A outra experiência diz respeito ao dia da morte e do sepultamento de
algum confrade. Quando morria alguém, fazia-se festa no convento, com
recreação à noite com comes e bebes. O mesmo ocorria depois de seu
sepultamento. Todos se reuniam e celebravam a passagem, a páscoa e o
natal, o vere dies natalis (o verdadeiro dia do nascimento) do falecido.
Pensava-se: ele na vida foi, aos poucos, nascendo e nascendo até acabar
de nascer em Deus. Por isso havia festa no céu e na terra. Esse rito é
sagrado e celebrado em todos os conventos franciscanos.
O frade que deixou esse mundo, entrava na comunhão dos santos, está
vivo, não é um ausente, apenas um invisível. Há celebração mais digna
da morte do que esta inventada por São Francisco de Assis que chamava a
todos os seres de irmãos e irmãs e também a morte de irmã?
A percepção da morte é outra. As pessoas são induzidas a conviver com
a morte, não como uma bruxa que vem e arrebata a vida, mas como a irmã
que vem abrir a porta para um nível mais alto de vida em Deus.
Cada cultura tem a sua interpretação da morte. Estive há tempos entre os Mapuches, no sul da Patagônia argentina, falando com os lomkos, os sábios da tribo. Eles têm bem outra compreensão da morte. A morte significa passar para o outro lado, para o lado onde estão os anciãos. Não é abandonar a vida, é deixar seu lado visível para entrar no lado invisível e conviver com os anciãos. De lá acompanham as famílias, os entes queridos e outros próximos, iluminando-os. A morte não tem nenhuma dramaticidade. Ela pertence à vida, é o seu outro lado.

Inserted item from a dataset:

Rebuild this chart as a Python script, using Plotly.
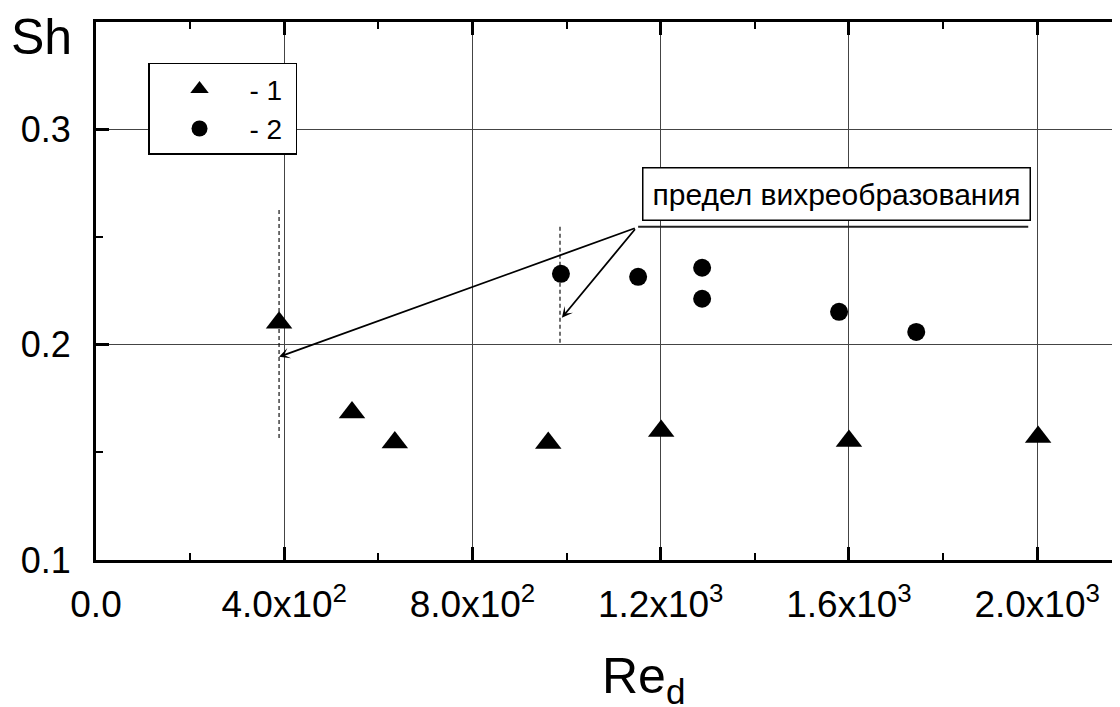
import plotly.graph_objects as go

# ---- data ----
re_1 = [389, 544, 635, 961, 1201, 1600, 2002]
sh_1 = [0.2102, 0.1685, 0.1546, 0.1544, 0.1600, 0.1553, 0.1572]

re_2 = [988, 1152, 1288, 1288, 1579, 1743]
sh_2 = [0.2330, 0.2316, 0.2358, 0.2214, 0.2153, 0.2060]

# vortex-formation limit (dashed verticals)
limit_a_x = [389, 389]
limit_a_y = [0.1567, 0.2628]
limit_b_x = [986, 986]
limit_b_y = [0.2009, 0.2558]

x_tickvals = [0, 400, 800, 1200, 1600, 2000]
x_ticktext = ["0.0", "4.0x10<sup>2</sup>", "8.0x10<sup>2</sup>",
              "1.2x10<sup>3</sup>", "1.6x10<sup>3</sup>", "2.0x10<sup>3</sup>"]
y_tickvals = [0.1, 0.2, 0.3]
y_ticktext = ["0.1", "0.2", "0.3"]

label_text = "предел вихреобразования"
series_names = ["- 1\u00a0", "- 2\u00a0"]

FONT = "Liberation Sans, Arial, sans-serif"

fig = go.Figure()

for xs, ys in [(limit_a_x, limit_a_y), (limit_b_x, limit_b_y)]:
    fig.add_trace(go.Scatter(x=xs, y=ys, mode="lines",
                             line=dict(color="#111111", width=1.2, dash="4px,3px"),
                             showlegend=False, hoverinfo="skip"))

fig.add_trace(go.Scatter(x=re_1, y=sh_1, mode="markers", name=series_names[0],
                         marker=dict(symbol="triangle-up", size=23, color="black")))
fig.add_trace(go.Scatter(x=re_2, y=sh_2, mode="markers", name=series_names[1],
                         marker=dict(symbol="circle", size=18, color="black")))

# arrows from the label to the limits
tail_x, tail_y = 1148, 0.2544
for hx, hy in [(389, 0.1944), (990, 0.2126)]:
    fig.add_annotation(x=hx, y=hy, ax=tail_x, ay=tail_y, xref="x", yref="y",
                       axref="x", ayref="y", text="", showarrow=True,
                       arrowhead=3, arrowsize=1.0, arrowwidth=1.8, arrowcolor="black")

fig.add_annotation(x=1573, y=0.2700, xref="x", yref="y", text=label_text,
                   showarrow=False, font=dict(family=FONT, size=30, color="black"),
                   bgcolor="white", bordercolor="black", borderwidth=1.5, borderpad=9)

fig.add_shape(type="line", x0=1152, x1=1981, y0=0.2549, y1=0.2549, xref="x", yref="y",
              line=dict(color="#222222", width=2))

# axis titles
fig.add_annotation(x=-0.084, y=0.972, xref="paper", yref="paper", xanchor="left",
                   yanchor="middle", text="Sh", showarrow=False,
                   font=dict(family=FONT, size=50, color="black"))
fig.add_annotation(x=0.488, y=-0.222, xref="paper", yref="paper", xanchor="left",
                   yanchor="middle", text="Re<sub>d</sub>", showarrow=False,
                   font=dict(family=FONT, size=50, color="black"))

fig.update_xaxes(range=[0, 2193], tickvals=x_tickvals, ticktext=x_ticktext,
                 showline=True, linecolor="black", linewidth=3, mirror="ticks",
                 ticks="inside", ticklen=13, tickwidth=2.5, tickcolor="black",
                 showgrid=True, gridcolor="#444444", gridwidth=1, zeroline=False,
                 minor=dict(dtick=200, ticks="inside", ticklen=7, tickwidth=2,
                            tickcolor="black", showgrid=False),
                 tickfont=dict(family=FONT, size=37, color="black"),
                 ticklabelstandoff=10)
fig.update_yaxes(range=[0.1, 0.35], tickvals=y_tickvals, ticktext=y_ticktext,
                 showline=True, linecolor="black", linewidth=3, mirror=False,
                 ticks="inside", ticklen=13, tickwidth=2.5, tickcolor="black",
                 showgrid=True, gridcolor="#444444", gridwidth=1, zeroline=False,
                 minor=dict(dtick=0.05, ticks="inside", ticklen=7, tickwidth=2,
                            tickcolor="black", showgrid=False),
                 tickfont=dict(family=FONT, size=36, color="black"),
                 ticklabelstandoff=15)

fig.update_layout(
    width=1120, height=707,
    margin=dict(l=88, r=0, t=14, b=155, autoexpand=False),
    paper_bgcolor="white", plot_bgcolor="white",
    font=dict(family=FONT, color="black"),
    legend=dict(x=0.0504, y=0.924, xanchor="left", yanchor="top",
                bgcolor="white", bordercolor="black", borderwidth=1.5,
                font=dict(family=FONT, size=28, color="black"),
                itemwidth=90, itemsizing="trace"),
)

fig.write_html("out.html")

Poderíamos passar por várias outras culturas para conhecer-lhes o
sentido da vida e da morte. Mas fiquemos no nosso tempo moderno. Há um
filósofo que trabalhou positivamente o tema da morte: Martin Heidegger.
Em sua analítica existencial afirma que a condição humana, em grau
zero, é a de que somos um ser no mundo, este não como lugar geográfico,
mas como o conjunto das relações que nos permitem produzir e reproduzir a
vida.
A condition humaine é estar no mundo com os outros, cheios
de cuidados e abertos para a morte. A morte é vista não como uma
tragédia e sim como a derradeira expressão da liberdade humana, enquanto
o último ato de entrega. Essa entrega sem resto abre a possibilidade
para um mergulho total na realidade e no Ser. É uma espécie de volta
ao seio de onde viemos como entes mas que buscam o Ser. E finalmente, ao
morrer, somos acolhidos pelo Ser. E aí já não falamos porque não
precisamos mais de palavras. É o puro viver pela alegria de viver e de
ser no Ser.
Para o homem religioso, este Ser não é outro senão o Supremo Ser, o Deus vivo que nós dá a plenitude da vida.
------------------
* Leonardo Boff, teólogo, filósofo e escreveu Vida para além da morte, Vozes 2012.